Going Raw: Pros and Cons

The diet world has moved beyond the low-fat and low-carb crazes of yore toward eating more whole, unprocessed foods. You can’t argue with this concept—the nutritional benefits of eating foods fresh from nature, such as fruits, vegetables, nuts, seeds, whole grains and legumes, are plenty. But a new twist takes this diet principal beyond the whole food movement—to a dietary pattern based on eating whole plant foods that are cooked to temperatures not exceeding 118ºF. This means that most raw “foodists” are vegans, with the exception of a very few who also include unpasteurized dairy products or raw fish, meat and eggs.

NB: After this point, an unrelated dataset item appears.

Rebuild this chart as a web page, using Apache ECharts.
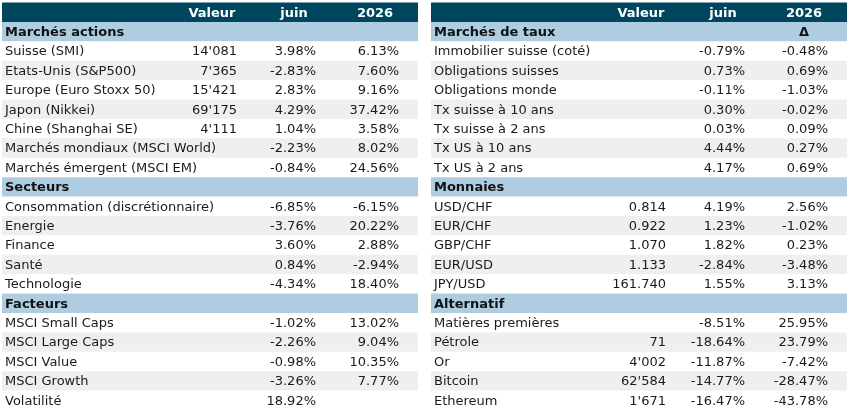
<!DOCTYPE html>
<html>
<head>
<meta charset="utf-8">
<script src="https://cdn.jsdelivr.net/npm/echarts@6/dist/echarts.min.js"></script>
<style>
html,body{margin:0;padding:0;background:#fff;}
#chart{width:849px;height:410px;}
</style>
</head>
<body>
<div id="chart"></div>
<script>
// ---------- DATA ----------
const columnHeaders = ['Valeur', 'juin', '2026'];

const actionsTitle = 'Marchés actions';
const actionsNames = ['Suisse (SMI)', 'Etats-Unis (S&P500)', 'Europe (Euro Stoxx 50)', 'Japon (Nikkei)', 'Chine (Shanghai SE)', 'Marchés mondiaux (MSCI World)', 'Marchés émergent (MSCI EM)'];
const actionsValeur = [14081, 7365, 15421, 69175, 4111, null, null];
const actionsJuin = [3.98, -2.83, 2.83, 4.29, 1.04, -2.23, -0.84];
const actions2026 = [6.13, 7.60, 9.16, 37.42, 3.58, 8.02, 24.56];

const secteursTitle = 'Secteurs';
const secteursNames = ['Consommation (discrétionnaire)', 'Energie', 'Finance', 'Santé', 'Technologie'];
const secteursJuin = [-6.85, -3.76, 3.60, 0.84, -4.34];
const secteurs2026 = [-6.15, 20.22, 2.88, -2.94, 18.40];

const facteursTitle = 'Facteurs';
const facteursNames = ['MSCI Small Caps', 'MSCI Large Caps', 'MSCI Value', 'MSCI Growth', 'Volatilité'];
const facteursJuin = [-1.02, -2.26, -0.98, -3.26, 18.92];
const facteurs2026 = [13.02, 9.04, 10.35, 7.77, null];

const tauxTitle = 'Marchés de taux';
const tauxMark = 'Δ';
const tauxNames = ['Immobilier suisse (coté)', 'Obligations suisses', 'Obligations monde', 'Tx suisse à 10 ans', 'Tx suisse à 2 ans', 'Tx US à 10 ans', 'Tx US à 2 ans'];
const tauxJuin = [-0.79, 0.73, -0.11, 0.30, 0.03, 4.44, 4.17];
const taux2026 = [-0.48, 0.69, -1.03, -0.02, 0.09, 0.27, 0.69];

const monnaiesTitle = 'Monnaies';
const monnaiesNames = ['USD/CHF', 'EUR/CHF', 'GBP/CHF', 'EUR/USD', 'JPY/USD'];
const monnaiesValeur = [0.814, 0.922, 1.070, 1.133, 161.740];
const monnaiesJuin = [4.19, 1.23, 1.82, -2.84, 1.55];
const monnaies2026 = [2.56, -1.02, 0.23, -3.48, 3.13];

const alternatifTitle = 'Alternatif';
const alternatifNames = ['Matières premières', 'Pétrole', 'Or', 'Bitcoin', 'Ethereum'];
const alternatifValeur = [null, 71, 4002, 62584, 1671];
const alternatifJuin = [-8.51, -18.64, -11.87, -14.77, -16.47];
const alternatif2026 = [25.95, 23.79, -7.42, -28.47, -43.78];

// ---------- FORMATTING ----------
function fmtValeur(v, dec) {
  if (v === null || v === undefined) return '';
  if (dec > 0) return v.toFixed(dec);
  return Math.round(v).toString().replace(/\B(?=(\d{3})+(?!\d))/g, "'");
}
function fmtPct(v) {
  if (v === null || v === undefined) return '';
  return v.toFixed(2) + '%';
}

function buildRows(sections) {
  const rows = [{ type: 'header', cells: columnHeaders }];
  sections.forEach(s => {
    rows.push({ type: 'section', label: s.title, mark: s.mark || '' });
    s.names.forEach((n, i) => {
      rows.push({
        type: 'item', stripe: i % 2 === 1, label: n,
        cells: [
          s.valeur ? fmtValeur(s.valeur[i], s.dec) : '',
          fmtPct(s.juin[i]),
          fmtPct(s.y2026[i])
        ]
      });
    });
  });
  return rows;
}

const leftRows = buildRows([
  { title: actionsTitle, names: actionsNames, valeur: actionsValeur, dec: 0, juin: actionsJuin, y2026: actions2026 },
  { title: secteursTitle, names: secteursNames, juin: secteursJuin, y2026: secteurs2026 },
  { title: facteursTitle, names: facteursNames, juin: facteursJuin, y2026: facteurs2026 }
]);
const rightRows = buildRows([
  { title: tauxTitle, mark: tauxMark, names: tauxNames, juin: tauxJuin, y2026: taux2026 },
  { title: monnaiesTitle, names: monnaiesNames, valeur: monnaiesValeur, dec: 3, juin: monnaiesJuin, y2026: monnaies2026 },
  { title: alternatifTitle, names: alternatifNames, valeur: alternatifValeur, dec: 0, juin: alternatifJuin, y2026: alternatif2026 }
]);

// ---------- LAYOUT / STYLE ----------
const TABLE_W = 416;
const LABEL_X = 3;
const HEADER_CENTERS = [210, 292, 373];
const VALUE_RIGHTS = [235, 314, 397];
const COL_HEADER = '#00465f';
const COL_SECTION = '#aecde0';
const COL_STRIPE = '#efefef';
const TEXT_COL = '#1a1a1a';
const FONT = '"DejaVu Sans", sans-serif';
const FS = 13;

function makeRender(rows) {
  return function (params, api) {
    const i = params.dataIndex;
    const r = rows[i];
    const c0 = api.coord([0, i]);
    const c1 = api.coord([TABLE_W, i]);
    const h = api.size([0, 1])[1];
    const yMid = c0[1];
    const ty = yMid + 1;
    let bg = '#ffffff';
    if (r.type === 'header') bg = COL_HEADER;
    else if (r.type === 'section') bg = COL_SECTION;
    else if (r.stripe) bg = COL_STRIPE;
    const children = [{
      type: 'rect',
      shape: { x: c0[0], y: yMid - h / 2, width: c1[0] - c0[0], height: h + 0.5 },
      style: { fill: bg }
    }];
    const txt = (x, s, align, bold, color) => ({
      type: 'text',
      x: api.coord([x, i])[0], y: ty,
      style: {
        text: s, align: align, verticalAlign: 'middle',
        fill: color, fontSize: FS, fontFamily: FONT, fontWeight: bold ? 'bold' : 'normal'
      }
    });
    if (r.type === 'header') {
      r.cells.forEach((s, k) => children.push(txt(HEADER_CENTERS[k], s, 'center', true, '#ffffff')));
    } else if (r.type === 'section') {
      children.push(txt(LABEL_X, r.label, 'left', true, '#111111'));
      if (r.mark) children.push(txt(HEADER_CENTERS[2], r.mark, 'center', true, '#111111'));
    } else {
      children.push(txt(LABEL_X, r.label, 'left', false, TEXT_COL));
      r.cells.forEach((s, k) => { if (s) children.push(txt(VALUE_RIGHTS[k], s, 'right', false, TEXT_COL)); });
    }
    return { type: 'group', children: children };
  };
}

const chart = echarts.init(document.getElementById('chart'), null, { renderer: 'canvas' });
const grids = [
  { left: 2, top: 2.5, width: TABLE_W, height: leftRows.length * 19.45 },
  { left: 431, top: 2.5, width: TABLE_W, height: rightRows.length * 19.45 }
];
const xAxes = [0, 1].map(g => ({ type: 'value', gridIndex: g, min: 0, max: TABLE_W, show: false }));
const yAxes = [leftRows, rightRows].map((rows, g) => ({
  type: 'category', gridIndex: g, inverse: true, show: false,
  data: rows.map((_, i) => String(i))
}));

chart.setOption({
  animation: false,
  grid: grids,
  xAxis: xAxes,
  yAxis: yAxes,
  series: [leftRows, rightRows].map((rows, g) => ({
    type: 'custom',
    xAxisIndex: g, yAxisIndex: g,
    clip: false,
    renderItem: makeRender(rows),
    data: rows.map((_, i) => [0, i])
  }))
});
</script>
</body>
</html>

Advantages of nature’s raw foods. A raw food diet relies heavily on fruits, vegetables, nuts and seeds, which are rich in nutrients, such as fiber, vitamins, minerals and phytochemicals—plant compounds often responsible for the bright colors found in fruits and vegetables that hold health-protective activities, such as anti-inflammatory and antioxidant properties Studies have linked vegan and vegetarian diets with a lower risk of cardiovascular disease, certain cancers, and type 2 diabetes. Supporters of this diet argue that once food is cooked, its nutrients and enzymes, which they claim are essential for optimal digestion, are lost. But there is minimal science to back this up. The Academy of Nutrition and Dietetics reports that it is the body, not the food, that supplies the enzymes needed for digestion. However, it’s a fact that when some fruits and vegetables are cooked, water soluble nutrients, such as B vitamins and vitamin C, are susceptible to loss.

Pitfalls of a raw food diet. While raw foodists have an eating style that often reflects a vegan diet, the diet is further restricted to exclude cooked whole grains, beans and legumes, adding to the difficulty in following the diet long-term. For example, meeting the needs for essential nutrients, such as protein, vitamin D, iron, calcium, zinc, and B vitamins can be very challenging. And the few raw foodists who eat raw animal products open the gate for a variety of food borne illnesses and bacterial contamination concerns.
One of the biggest stumbling blocks to this style of eating is that it takes a lot of work, creativity and careful planning— not to mention expense. Often raw foodists rely on costly prepared raw foods. Restaurant dining, or even traveling while on a raw food diet can prove very restrictive and difficult. There’s little science to indicate we need to eat only raw foods for optimal health, but there’s plenty of research that supports eating a bounty of whole plant foods—whole grains, legumes, fruits, vegetables, seeds and nuts.